## Begin

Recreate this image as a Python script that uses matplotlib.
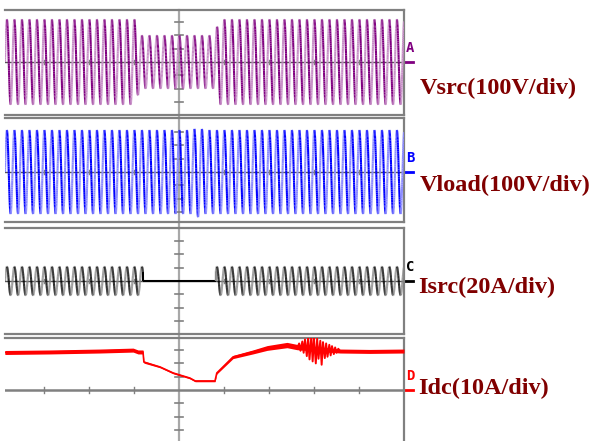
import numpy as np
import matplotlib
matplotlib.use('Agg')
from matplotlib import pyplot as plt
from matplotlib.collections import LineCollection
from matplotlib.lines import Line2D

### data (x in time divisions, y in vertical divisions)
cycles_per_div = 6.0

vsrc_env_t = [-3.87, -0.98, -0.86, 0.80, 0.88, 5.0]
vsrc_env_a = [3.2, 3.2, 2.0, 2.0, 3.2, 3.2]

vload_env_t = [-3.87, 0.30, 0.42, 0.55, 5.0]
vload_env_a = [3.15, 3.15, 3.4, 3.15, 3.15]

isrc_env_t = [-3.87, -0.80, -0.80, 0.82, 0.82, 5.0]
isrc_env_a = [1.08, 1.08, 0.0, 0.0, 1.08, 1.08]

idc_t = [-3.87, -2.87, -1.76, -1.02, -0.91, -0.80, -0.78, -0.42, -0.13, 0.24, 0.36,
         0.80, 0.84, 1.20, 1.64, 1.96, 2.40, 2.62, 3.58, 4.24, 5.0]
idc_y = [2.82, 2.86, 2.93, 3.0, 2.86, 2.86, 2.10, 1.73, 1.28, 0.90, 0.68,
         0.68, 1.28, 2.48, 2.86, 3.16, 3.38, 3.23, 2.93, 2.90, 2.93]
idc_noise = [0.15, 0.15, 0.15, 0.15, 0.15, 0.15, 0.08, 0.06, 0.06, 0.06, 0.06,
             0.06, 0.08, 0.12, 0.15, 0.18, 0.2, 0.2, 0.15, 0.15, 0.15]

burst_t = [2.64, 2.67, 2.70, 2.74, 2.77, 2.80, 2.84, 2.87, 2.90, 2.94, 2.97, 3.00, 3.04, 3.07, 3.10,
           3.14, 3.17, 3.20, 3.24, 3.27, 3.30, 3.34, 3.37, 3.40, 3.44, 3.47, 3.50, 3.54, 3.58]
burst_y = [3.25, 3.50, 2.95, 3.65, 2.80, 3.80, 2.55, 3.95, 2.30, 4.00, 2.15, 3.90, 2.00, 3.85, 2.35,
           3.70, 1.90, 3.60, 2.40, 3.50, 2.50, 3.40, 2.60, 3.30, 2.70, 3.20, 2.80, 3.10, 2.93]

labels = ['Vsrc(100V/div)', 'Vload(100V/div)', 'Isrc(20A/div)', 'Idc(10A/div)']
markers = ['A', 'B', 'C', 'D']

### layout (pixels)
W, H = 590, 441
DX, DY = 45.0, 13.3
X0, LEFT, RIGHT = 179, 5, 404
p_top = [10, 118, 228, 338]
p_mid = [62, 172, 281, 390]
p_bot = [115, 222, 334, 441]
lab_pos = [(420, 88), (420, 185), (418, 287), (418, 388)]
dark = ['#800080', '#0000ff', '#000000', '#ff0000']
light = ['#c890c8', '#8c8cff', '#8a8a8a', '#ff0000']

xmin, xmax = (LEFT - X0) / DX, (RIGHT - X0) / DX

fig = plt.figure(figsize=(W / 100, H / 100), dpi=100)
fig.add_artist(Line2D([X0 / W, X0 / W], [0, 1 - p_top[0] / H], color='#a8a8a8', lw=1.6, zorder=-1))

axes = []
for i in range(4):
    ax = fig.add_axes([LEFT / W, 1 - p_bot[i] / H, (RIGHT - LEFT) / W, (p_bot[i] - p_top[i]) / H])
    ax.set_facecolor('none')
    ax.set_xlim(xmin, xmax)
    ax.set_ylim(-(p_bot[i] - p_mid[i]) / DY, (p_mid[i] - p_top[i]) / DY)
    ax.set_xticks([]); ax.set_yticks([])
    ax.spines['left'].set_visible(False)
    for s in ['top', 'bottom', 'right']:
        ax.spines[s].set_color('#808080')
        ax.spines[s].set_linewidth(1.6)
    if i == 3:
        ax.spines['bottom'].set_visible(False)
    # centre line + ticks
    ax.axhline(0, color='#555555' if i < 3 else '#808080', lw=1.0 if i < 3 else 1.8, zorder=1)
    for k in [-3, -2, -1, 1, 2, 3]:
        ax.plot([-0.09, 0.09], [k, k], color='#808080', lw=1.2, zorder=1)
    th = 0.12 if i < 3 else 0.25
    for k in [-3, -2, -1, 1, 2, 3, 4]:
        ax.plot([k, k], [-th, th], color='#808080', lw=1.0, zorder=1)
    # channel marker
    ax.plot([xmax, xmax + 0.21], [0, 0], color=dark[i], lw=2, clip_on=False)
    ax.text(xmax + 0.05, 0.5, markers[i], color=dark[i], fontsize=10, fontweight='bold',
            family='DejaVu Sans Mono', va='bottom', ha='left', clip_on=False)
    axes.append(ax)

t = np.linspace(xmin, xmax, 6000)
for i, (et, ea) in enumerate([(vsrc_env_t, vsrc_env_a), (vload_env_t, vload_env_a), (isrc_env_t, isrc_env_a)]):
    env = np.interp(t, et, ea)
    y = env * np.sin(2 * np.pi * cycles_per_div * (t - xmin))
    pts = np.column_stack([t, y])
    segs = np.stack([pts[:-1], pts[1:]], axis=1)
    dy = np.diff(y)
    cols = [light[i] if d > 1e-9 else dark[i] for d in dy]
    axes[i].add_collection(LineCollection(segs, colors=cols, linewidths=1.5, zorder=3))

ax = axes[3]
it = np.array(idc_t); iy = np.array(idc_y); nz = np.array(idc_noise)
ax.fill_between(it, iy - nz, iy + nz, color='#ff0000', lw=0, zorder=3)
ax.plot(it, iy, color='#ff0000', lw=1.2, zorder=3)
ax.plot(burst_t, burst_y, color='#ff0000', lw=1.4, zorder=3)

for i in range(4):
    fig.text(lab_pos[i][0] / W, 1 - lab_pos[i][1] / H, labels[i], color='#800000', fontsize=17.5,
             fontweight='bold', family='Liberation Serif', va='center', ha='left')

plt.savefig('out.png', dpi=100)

## End

» YOUR OBJECTIVE: Copy each line of the listing that contains the string "matplotlib".

» ANSWER FOR THIS EXERCISE:
Recreate this image as a Python script that uses matplotlib.
import matplotlib
matplotlib.use('Agg')
from matplotlib import pyplot as plt
from matplotlib.collections import LineCollection
from matplotlib.lines import Line2D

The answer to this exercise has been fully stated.